View from Tel Lachish to the western Shephelah (© K. Streit)

‘Tracing transformations’ will explore the history and archaeology of the crucial period of the late Middle and early Late Bronze Age in the southern Levant. This period saw the demise of the Middle Bronze Age city-states, the end of the Hyksos Empire in Egypt, and the rising interest and involvement of the Pharaohs in the Levant, culminating in the military campaigns of the Thutmosid period and leading eventually to the ‘International Age’ of the Late Bronze Age Amarna period.

This transformative period is still poorly understood due to an insecure chronological framework with many open questions regarding the chronological synchronization of Egypt and the Levant. So far, assessments of this period were also dominated by a text-based approach relying heavily on Egyptian sources, while archaeological data from the southern Levant was not always fully appreciated.
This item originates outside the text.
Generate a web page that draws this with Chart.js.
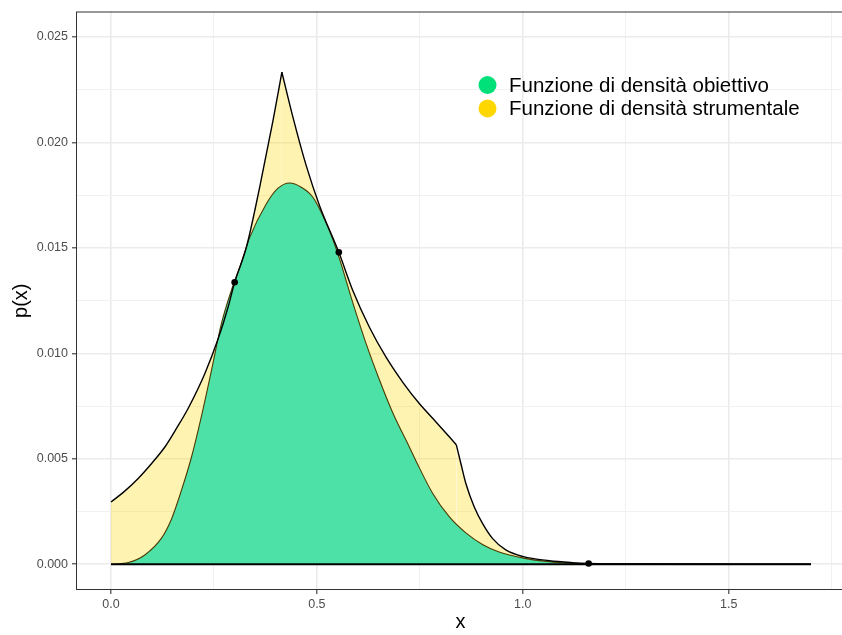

‘Tracing transformations’ will shed new light on this formative period by (1) a targeted excavation of late Middle and early Late Bronze Age settlement layers at Tel Lachish, a key-site of the southern Levant, in cooperation with Prof. Ilan Sharon and Dr. Katharina Streit of Hebrew University at Jerusalem, Israel, (2) establishing an absolute chronology for the late Middle and early Late Bronze Age based on sequences of radiocarbon dates that can be correlated with the radiocarbon-backed New Kingdom chronology of Egypt, (3) a comprehensive study of the development of material culture of the southern Levant based on the radiocarbon chronology (including pottery, imports, prestige goods, foreign influences, and architecture), and (4) a new historical assessment of the period based on the new chronological framework, the results of the study on material culture, and a critical study of the available textual sources.

Applying this variety of approaches (excavation, establishing an absolute chronology, studies on material culture and history) will allow to view this formative period from very different angles and contribute to our understanding of historical trajectories that led to the ‘International Age’ of the Late Bronze Age.